Peki, Türkiye’nin demokratik bir ülke ve egemenliğin halka ait olduğu vurgularına rağmen doğallığında işlemesi gereken bir sürece bu kadar direnç gösterilmesinin ardında yatan sebep neydi? Bu sorunun cevabı hiç şüphesiz Türkiye’nin modernleşme macerası ile birebir ilişkilidir.
II.
Türk modernleşmesinin mümeyyiz vasıflarının başında, asıldan fazla surete önem veren şekilci bir Batıcılık anlayışını dayatması ve modernleştirici aktörlerin cinsiyetçi tutumları gelir. Söz konusu şekilcilik, Batı tarzı giyim-kuşam ve yaşam biçiminin felsefi bir dönüşümden daha fazla itibar görmesi sonucu ortaya çıkan birtakım uygulamalarla kendisini gösterdi. Başlangıçta daha çok yönetici kesimi ilgilendiren söz konusu uygulamalar, Cumhuriyet sonrasında farklı bir aşamaya evirildi. Gerçekleştirilen kılık-kıyafet reformu ve şapka inkılabı modernleşmenin halka indirilişinin bir nişanıydı adeta.
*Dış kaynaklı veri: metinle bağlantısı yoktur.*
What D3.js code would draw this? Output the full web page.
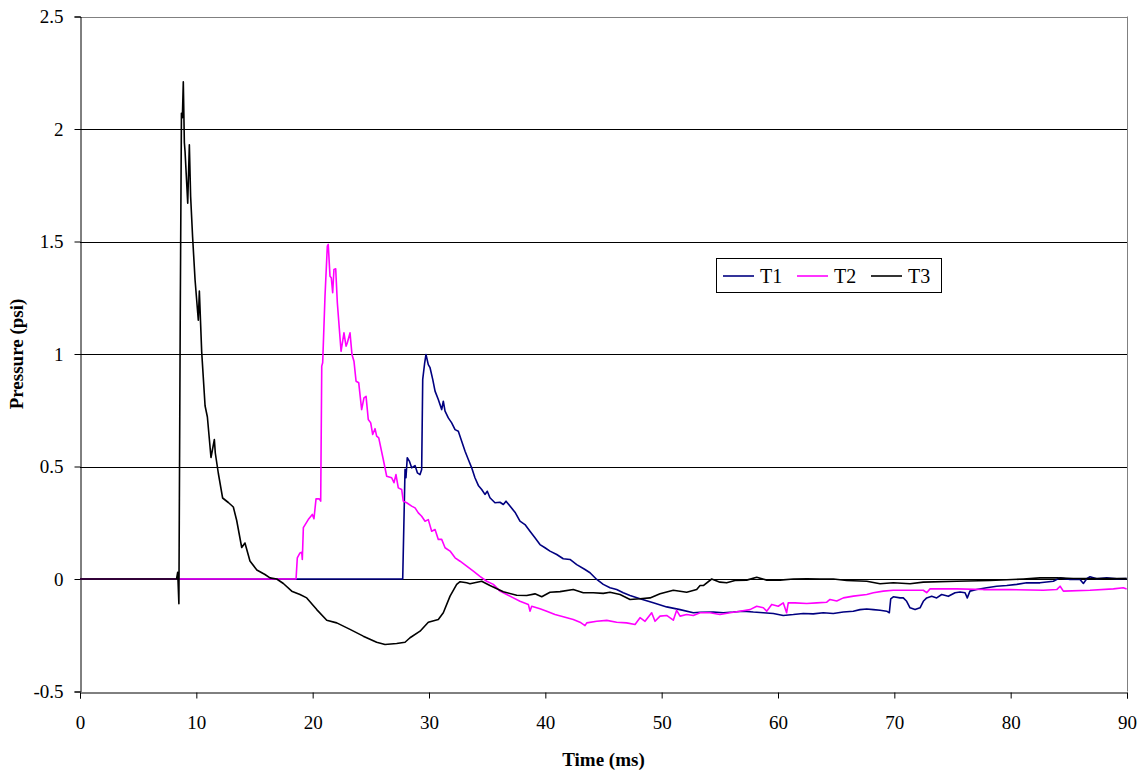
<!DOCTYPE html>
<html><head><meta charset="utf-8">
<script src="https://cdn.jsdelivr.net/npm/d3@7"></script>
<style>body{margin:0;background:#fff}svg{display:block}text{font-family:"Liberation Serif","Times New Roman",serif}</style>
</head><body><svg id="c" width="1145" height="774"></svg>
<script>
const xTicks=[0,10,20,30,40,50,60,70,80,90];
const yTicks=[-0.5,0,0.5,1,1.5,2,2.5];
const seriesNames=["T1","T2","T3"];
const seriesColors=["#000080","#FF00FF","#000000"];
const t1=[[0,0],[27.74,0],[27.94,0.487],[28.02,0.45],[28.13,0.539],[28.31,0.524],[28.51,0.494],[28.8,0.504],[29.0,0.472],[29.23,0.464],[29.37,0.487],[29.46,0.887],[29.63,0.961],[29.74,0.998],[29.94,0.953],[30.09,0.939],[30.32,0.887],[30.52,0.835],[30.8,0.798],[31.09,0.753],[31.23,0.79],[31.38,0.746],[31.66,0.716],[31.95,0.694],[32.24,0.664],[32.52,0.657],[32.81,0.612],[33.1,0.568],[33.38,0.531],[33.67,0.494],[33.95,0.45],[34.24,0.416],[34.53,0.398],[34.81,0.376],[35.01,0.39],[35.24,0.361],[35.67,0.339],[36.1,0.341],[36.39,0.331],[36.62,0.346],[36.96,0.324],[37.39,0.297],[37.82,0.257],[38.25,0.242],[38.68,0.212],[39.11,0.183],[39.54,0.153],[39.97,0.139],[40.4,0.124],[40.98,0.109],[41.54,0.09],[42.12,0.087],[42.7,0.064],[43.41,0.042],[43.84,0.028],[44.42,-0.002],[44.98,-0.024],[45.56,-0.039],[46.13,-0.047],[46.7,-0.061],[47.28,-0.073],[48.14,-0.088],[49.28,-0.106],[50.43,-0.124],[51.58,-0.136],[52.72,-0.15],[53.3,-0.148],[54.44,-0.147],[55.3,-0.15],[56.16,-0.147],[57.02,-0.143],[57.88,-0.147],[58.74,-0.15],[59.6,-0.153],[60.45,-0.162],[61.32,-0.158],[62.17,-0.153],[63.03,-0.155],[63.89,-0.15],[64.75,-0.153],[65.61,-0.147],[66.47,-0.143],[67.05,-0.136],[67.63,-0.133],[68.2,-0.136],[68.77,-0.139],[69.34,-0.143],[69.57,-0.15],[69.69,-0.088],[69.91,-0.079],[70.49,-0.084],[70.77,-0.084],[71.06,-0.099],[71.35,-0.128],[71.78,-0.136],[72.21,-0.128],[72.49,-0.099],[72.78,-0.084],[73.21,-0.077],[73.64,-0.084],[74.07,-0.069],[74.64,-0.077],[75.22,-0.061],[75.65,-0.058],[76.08,-0.061],[76.27,-0.084],[76.5,-0.054],[77.08,-0.047],[77.94,-0.039],[78.8,-0.032],[79.66,-0.029],[80.52,-0.024],[81.38,-0.017],[82.52,-0.017],[83.67,-0.01],[84.24,0.005],[85.1,-0.002],[85.96,-0.002],[86.25,-0.02],[86.54,0.001],[86.82,0.01],[87.4,0.001],[88.26,0.005],[89.12,0.001],[89.97,0.002]];
const t2=[[0,0],[18.57,0],[18.68,0.094],[18.91,0.116],[19.06,0.119],[19.11,0.087],[19.2,0.228],[19.62,0.264],[19.97,0.287],[20.11,0.268],[20.29,0.356],[20.57,0.356],[20.69,0.346],[20.78,0.946],[20.86,0.961],[21.06,1.257],[21.26,1.479],[21.34,1.487],[21.49,1.346],[21.6,1.339],[21.72,1.272],[21.83,1.376],[21.98,1.379],[22.12,1.228],[22.44,1.012],[22.69,1.094],[22.87,1.035],[22.98,1.05],[23.21,1.094],[23.38,0.998],[23.55,0.968],[23.73,0.879],[23.96,0.872],[24.21,0.753],[24.41,0.805],[24.59,0.812],[24.78,0.709],[24.99,0.694],[25.16,0.642],[25.36,0.668],[25.5,0.635],[25.68,0.627],[26.07,0.531],[26.36,0.457],[26.79,0.45],[26.99,0.428],[27.16,0.464],[27.36,0.405],[27.65,0.398],[27.79,0.346],[28.08,0.339],[28.51,0.324],[28.8,0.316],[29.08,0.294],[29.37,0.279],[29.66,0.257],[29.94,0.264],[30.23,0.212],[30.52,0.22],[30.8,0.176],[31.09,0.176],[31.38,0.139],[31.81,0.124],[32.24,0.094],[32.67,0.079],[33.24,0.057],[33.81,0.035],[34.38,0.012],[34.96,-0.01],[35.53,-0.024],[36.1,-0.054],[36.68,-0.069],[37.25,-0.084],[37.82,-0.099],[38.54,-0.113],[38.68,-0.143],[38.83,-0.121],[39.54,-0.132],[40.12,-0.143],[40.83,-0.158],[41.54,-0.168],[42.4,-0.18],[42.98,-0.192],[43.41,-0.207],[43.56,-0.195],[44.42,-0.188],[45.28,-0.184],[46.13,-0.192],[46.99,-0.195],[47.71,-0.202],[48.14,-0.172],[48.57,-0.188],[49.14,-0.15],[49.43,-0.188],[49.86,-0.165],[50.43,-0.162],[51.0,-0.183],[51.29,-0.139],[51.58,-0.165],[52.15,-0.158],[52.72,-0.162],[53.3,-0.15],[54.16,-0.15],[55.01,-0.158],[55.87,-0.15],[56.73,-0.143],[57.59,-0.136],[58.17,-0.121],[58.74,-0.128],[59.03,-0.143],[59.46,-0.113],[60.02,-0.121],[60.45,-0.106],[60.74,-0.15],[60.88,-0.106],[61.46,-0.106],[62.47,-0.109],[63.33,-0.106],[64.19,-0.103],[64.47,-0.091],[65.05,-0.098],[65.62,-0.084],[66.48,-0.076],[67.63,-0.069],[68.2,-0.061],[69.05,-0.054],[69.91,-0.05],[71.06,-0.05],[72.49,-0.05],[72.78,-0.061],[73.07,-0.044],[75.36,-0.044],[77.65,-0.047],[79.94,-0.047],[82.81,-0.05],[83.96,-0.047],[84.25,-0.032],[84.53,-0.054],[86.82,-0.05],[88.83,-0.044],[89.68,-0.039],[89.97,-0.044]];
const t3=[[0,0],[8.3,0],[8.4,0.03],[8.5,-0.11],[8.62,1.2],[8.72,2.07],[8.8,2.05],[8.88,2.21],[8.97,1.94],[9.03,1.9],[9.26,1.67],[9.4,1.93],[9.51,1.7],[9.68,1.52],[9.89,1.33],[10.17,1.15],[10.26,1.28],[10.46,1.01],[10.75,0.77],[10.95,0.72],[11.26,0.54],[11.55,0.62],[11.63,0.56],[11.89,0.47],[12.26,0.36],[12.75,0.34],[13.18,0.32],[13.47,0.26],[13.9,0.14],[14.18,0.16],[14.61,0.08],[15.2,0.04],[15.9,0.02],[16.33,0.005],[16.91,0],[17.48,-0.02],[18.2,-0.054],[18.91,-0.069],[19.49,-0.084],[20.35,-0.136],[21.21,-0.183],[22.07,-0.195],[23.21,-0.224],[24.35,-0.254],[25.5,-0.281],[26.22,-0.291],[27.22,-0.287],[27.94,-0.281],[28.37,-0.261],[29.23,-0.232],[29.94,-0.192],[30.8,-0.18],[31.23,-0.15],[31.81,-0.076],[32.38,-0.024],[32.67,-0.012],[33.24,-0.017],[33.52,-0.021],[34.53,-0.01],[35.24,-0.029],[36.39,-0.057],[37.54,-0.072],[38.4,-0.073],[39.11,-0.066],[39.69,-0.079],[40.4,-0.059],[41.26,-0.056],[42.4,-0.047],[43.26,-0.061],[44.12,-0.061],[44.98,-0.064],[45.56,-0.059],[46.42,-0.069],[47.28,-0.091],[48.14,-0.088],[49.0,-0.084],[49.86,-0.066],[51.0,-0.05],[52.15,-0.059],[53.01,-0.047],[53.3,-0.029],[53.58,-0.029],[54.3,0],[55.01,-0.014],[55.59,-0.017],[56.3,-0.007],[57.31,-0.005],[58.17,0.008],[59.03,-0.005],[60.18,-0.005],[61.32,0],[62.47,0.001],[63.61,0],[64.76,0],[65.91,-0.007],[67.63,-0.01],[68.77,-0.021],[69.91,-0.017],[71.35,-0.021],[72.49,-0.014],[75.36,-0.01],[78.22,-0.007],[81.09,0],[82.52,0.005],[83.96,0.005],[85.38,0.002],[86.82,0.002],[88.26,0.002],[89.97,0.002]];
const seriesData=[t1,t2,t3];

const svg=d3.select("#c");
const L=80,R=1127,T=16.5,B=691.5;
const x=d3.scaleLinear().domain([0,90]).range([L,R]);
const y=d3.scaleLinear().domain([-0.5,2.5]).range([B,T]);

svg.append("g").selectAll("line").data(yTicks.filter(d=>d>-0.5)).join("line")
  .attr("x1",L).attr("x2",R).attr("y1",d=>Math.round(y(d))+0.5).attr("y2",d=>Math.round(y(d))+0.5)
  .attr("stroke",d=>d===2.5?"#808080":"#000").attr("stroke-width",1);
svg.append("line").attr("x1",R+0.5).attr("x2",R+0.5).attr("y1",T).attr("y2",B).attr("stroke","#808080");

const xa=svg.append("g").attr("transform",`translate(0,${Math.round(B)+0.5})`)
  .call(d3.axisBottom(x).tickValues(xTicks).tickSize(6).tickPadding(17).tickFormat(d3.format("d")));
const ya=svg.append("g").attr("transform",`translate(${L+0.5},0)`)
  .call(d3.axisLeft(y).tickValues(yTicks).tickSize(6).tickPadding(11).tickFormat(d=>String(d)));
[xa,ya].forEach(a=>{a.select(".domain").attr("stroke","#000");a.selectAll(".tick line").attr("stroke","#000");
  a.selectAll("text").attr("font-family","Liberation Serif, Times New Roman, serif").attr("font-size",19).attr("fill","#000");});

const line=d3.line().x(d=>x(d[0])).y(d=>y(d[1]));
svg.append("g").selectAll("path").data(seriesData).join("path")
  .attr("d",line).attr("fill","none").attr("stroke",(d,i)=>seriesColors[i]).attr("stroke-width",1.6).attr("stroke-linejoin","round");

svg.append("text").attr("x",(L+R)/2).attr("y",766).attr("text-anchor","middle").attr("font-weight","bold").attr("font-size",19).text("Time (ms)");
svg.append("text").attr("transform",`translate(23,${(T+B)/2}) rotate(-90)`).attr("text-anchor","middle").attr("font-weight","bold").attr("font-size",19).text("Pressure (psi)");

const lg=svg.append("g");
lg.append("rect").attr("x",716.5).attr("y",258.5).attr("width",225).attr("height",34).attr("fill","#fff").attr("stroke","#000");
const lx=[723,797,871];
seriesNames.forEach((n,i)=>{
  lg.append("line").attr("x1",lx[i]).attr("x2",lx[i]+31).attr("y1",276).attr("y2",276).attr("stroke",seriesColors[i]).attr("stroke-width",1.6);
  lg.append("text").attr("x",lx[i]+37).attr("y",283).attr("font-size",20).text(n);
});
</script></body></html>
Türk modernleşmesinin cinsiyetçi karakteri ise bu noktada ortaya çıktı. Özellikle Cumhuriyet sonrasında kadına yönelik bakış açısı, onun modernleşmenin taşıyıcısı ve kamusal alandaki en önemli görüngüsü olması şeklinde tecelli etti. Cumhuriyet, modernliğini kadın bedeni üzerinden görünür kılma, inşa ve ispat etme yolunu seçti. Bu yapılırken, bahsi geçen politikaların üretilmesinde etkili olan aktörlerin kadına bakışları belirleyici oldu. Söz konusu bakış, özellikle İmparatorluğun son yüzyılından itibaren etkisi giderek artan Batı tarzı eğitim ve Batılı kaynaklardan beslenme neticesinde ortaya çıktı. Bu eğitim sisteminden geçen bireyler, Batı felsefesinin ve düşünüş biçiminin ördüğü dünya görüşünü fazla sorgulamaksızın içselleştirdiler.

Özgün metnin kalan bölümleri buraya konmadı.